There is a good chance now that the accepted wisdom of management could be flipped. That there is no such thing, say, as an unlucky general, the busted flush, the loser.

Five year deals might become the norm. Long-termism could take root and counties could plan out in meticulous detail how they achieve their goals over a sustained period.

There is nothing new in that, of course. Back in the 1950s, a young clerk by the name of Maurice Hayes had an administrative role with Down GAA and boldly put together a blueprint to win an All Ireland.

Or maybe there’s just not many stubborn buggers like Kieran McGeeney about. Perhaps anyone could get fed up of the back-biting and bitching and tire of being on a constant war footing.

But not McGeeney. Even when this team were put through the trials of Job, he kept the flame flickering.

Even through four championship exits on penalties.

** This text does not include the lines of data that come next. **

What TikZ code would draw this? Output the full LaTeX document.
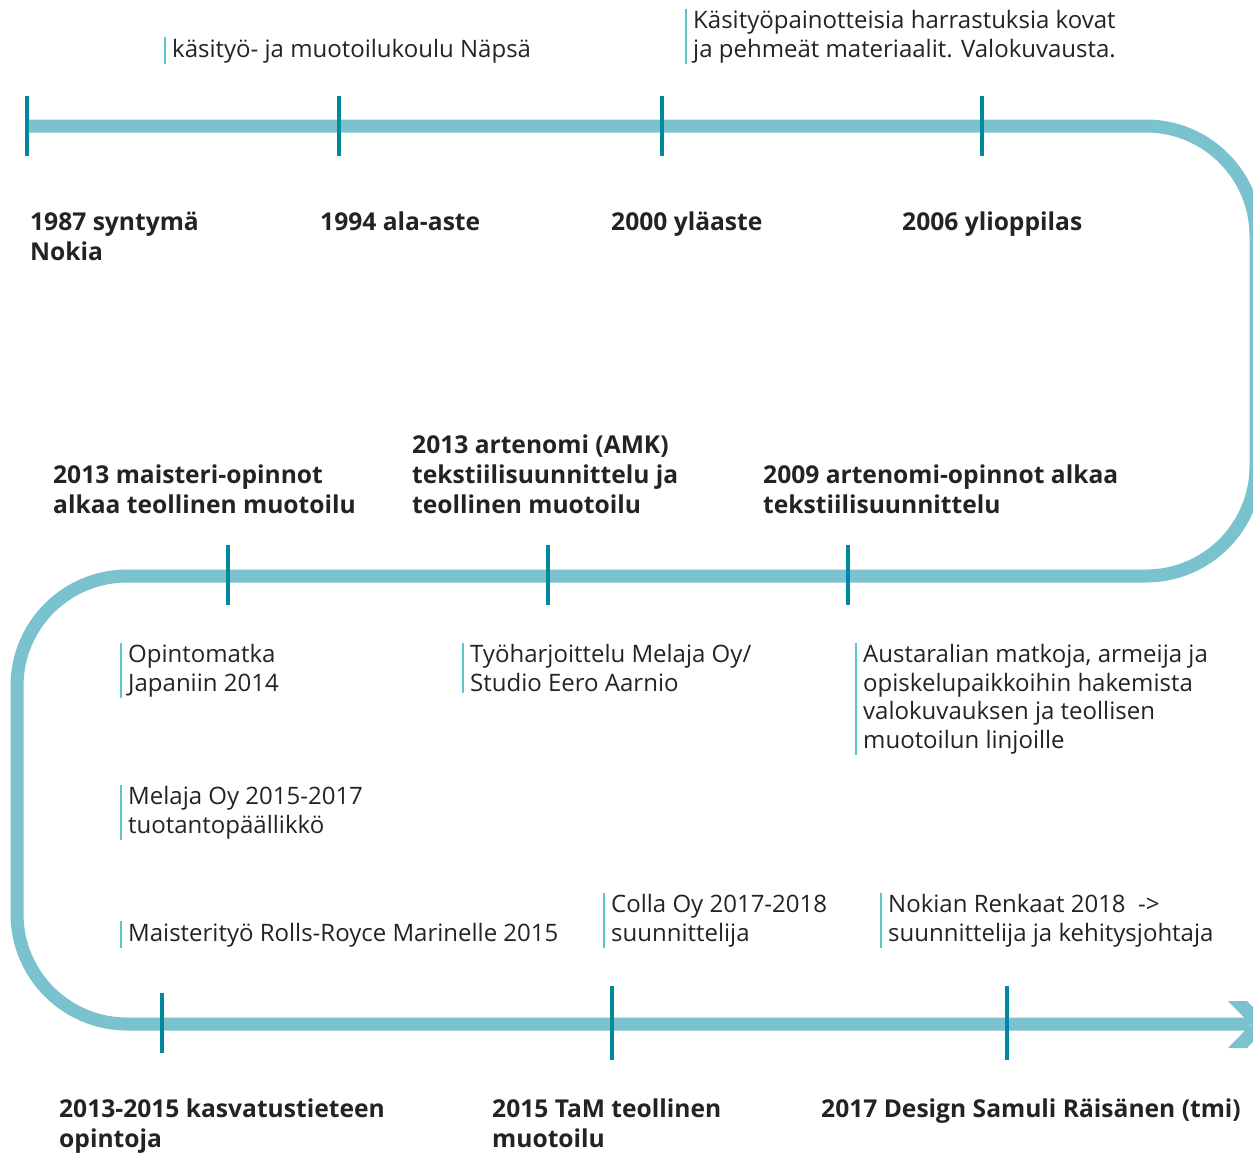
\documentclass[tikz,border=0pt]{standalone}
\usepackage{fontspec}
\setmainfont{Open Sans}
\usetikzlibrary{positioning}

\definecolor{linecol}{HTML}{7AC2CE}
\definecolor{tickcol}{HTML}{00899C}
\definecolor{barcol}{HTML}{5CC6CC}
\definecolor{textcol}{HTML}{262223}

\begin{document}
\begin{tikzpicture}[x=1pt, y=-1pt]
	\tikzstyle{timeline}=[draw=linecol, line width=13pt, rounded corners=110pt]
	\tikzstyle{tick}=[draw=tickcol, line width=4pt]
	\tikzstyle{year}=[anchor=base west, inner sep=0pt, align=left, text=textcol, font=\fontsize{24.6}{30}\selectfont\bfseries]
	\tikzstyle{note}=[anchor=base west, inner xsep=0pt, inner ysep=1.5pt, align=left, text=textcol, font=\fontsize{24}{28.5}\selectfont]
	\tikzstyle{bar}=[draw=barcol, line width=1.8pt]
	
	\useasboundingbox (0,0) rectangle (1253,1152);
	
	% The winding line with its arrow head
	\draw[timeline] (27,126) -- (1256,126) -- (1256,576) -- (17,576) -- (17,1024) -- (1250,1024);
	\fill[linecol] (1228,1001) -- (1247,1001) -- (1270,1024.5) -- (1247,1048) -- (1228,1048) -- (1251,1024.5) -- cycle;
	
	% Tick marks
	\foreach \x in {27,339,662,982} \draw[tick] (\x,96) -- (\x,156);
	\foreach \x in {228,548,848} \draw[tick] (\x,545) -- (\x,605);
	\draw[tick] (162,993) -- (162,1053);
	\foreach \x in {612,1007} \draw[tick] (\x,986) -- (\x,1060);
	
	% Years along the first row (y = baseline of the last line)
	\node[year] (y1987) at (30,260)  {1987 syntymä\\Nokia};
	\node[year] (y1994) at (320,230) {1994 ala-aste};
	\node[year] (y2000) at (611,230) {2000 yläaste};
	\node[year] (y2006) at (902,230) {2006 ylioppilas};
	
	% Years along the second row
	\node[year] (y2013m) at (53,513)  {2013 maisteri-opinnot\\alkaa teollinen muotoilu};
	\node[year] (y2013a) at (412,513) {2013 artenomi (AMK)\\tekstiilisuunnittelu ja\\teollinen muotoilu};
	\node[year] (y2009)  at (763,513) {2009 artenomi-opinnot alkaa\\tekstiilisuunnittelu};
	
	% Years along the third row
	\node[year] (y2013k) at (59,1147)  {2013-2015 kasvatustieteen\\opintoja};
	\node[year] (y2015)  at (492,1147) {2015 TaM teollinen\\muotoilu};
	\node[year] (y2017)  at (821,1117) {2017 Design Samuli Räisänen (tmi)};
	
	% Notes
	\node[note] (napsa)  at (172,57)  {käsityö- ja muotoilukoulu Näpsä};
	\node[note] (harr)   at (693,57)  {Käsityöpainotteisia harrastuksia kovat\\ja pehmeät materiaalit. Valokuvausta.};
	\node[note] (japan)  at (128,691) {Opintomatka\\Japaniin 2014};
	\node[note] (harj)   at (470,691) {Työharjoittelu Melaja Oy/\\Studio Eero Aarnio};
	\node[note] (aus)    at (863,748) {Austaralian matkoja, armeija ja\\opiskelupaikkoihin hakemista\\valokuvauksen ja teollisen\\muotoilun linjoille};
	\node[note] (melaja) at (128,833) {Melaja Oy 2015-2017\\tuotantopäällikkö};
	\node[note] (rolls)  at (128,941) {Maisterityö Rolls-Royce Marinelle 2015};
	\node[note] (colla)  at (611,941) {Colla Oy 2017-2018\\suunnittelija};
	\node[note] (nokian) at (888,941) {Nokian Renkaat 2018~~->\\suunnittelija ja kehitysjohtaja};
	
	% Bars in front of the notes
	\foreach \n in {napsa,harr,japan,harj,aus,melaja,rolls,colla,nokian}
		\draw[bar] ([xshift=-7pt]\n.north west) -- ([xshift=-7pt]\n.south west);
\end{tikzpicture}
\end{document}
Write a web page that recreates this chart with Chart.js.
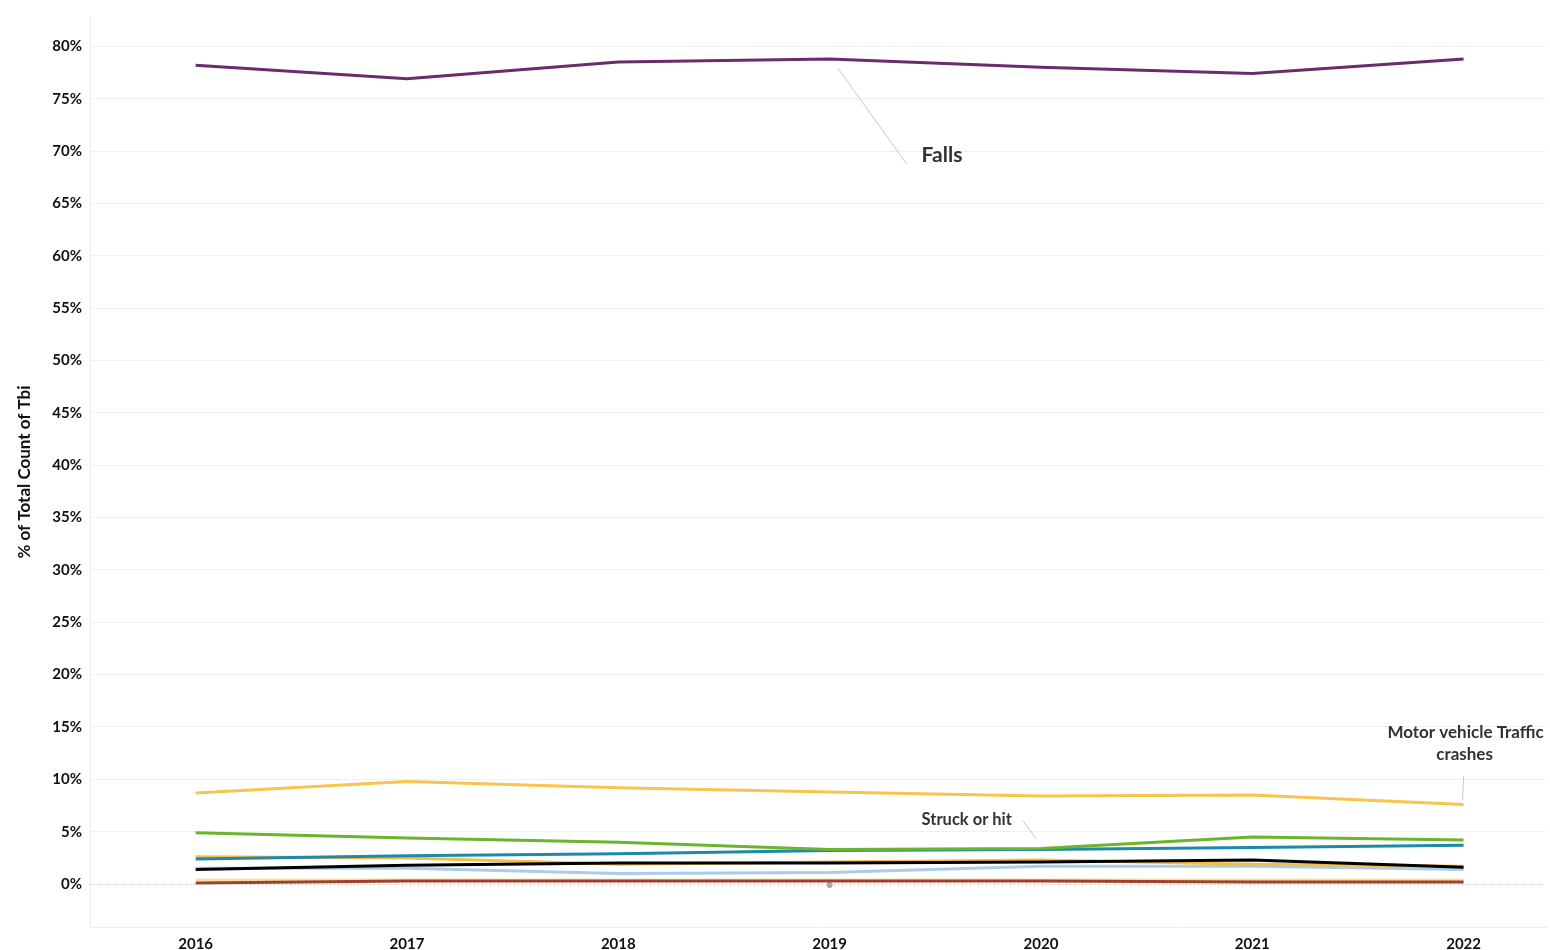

kieran-mcgeeney INPHO INPHO

“Sometimes your strongest steel is forged in fire. There is no doubt about that,” said McGeeney.

“It affects you in a way that is very hard to articulate to people, that when your personality is entwined in a victory or defeat and the impact that can have on you and what it can do.

“In those moments that we lost on penalties and those moments where we sat in there with our heads in our hands, did that have an impact on the last five minutes, definitely.

“When they refused to be beaten, even though we were trying our best to beat ourselves in that five or six minutes, there was fellas like Ben (Crealey), everybody, throwing their bodies at the line just to win and to refuse that (feeling of defeat) once more. Hopefully, as it did with us back in the day, it can change and you can have a bit of a bounce off that. I hope this county does. But they’ll have a week to celebrate first.”

It takes a good team to win an All Ireland. But even if that team wins only one All Ireland, they can still be great. McGeeney’s team that he played on was a great team.

The team that he manages now, is also great.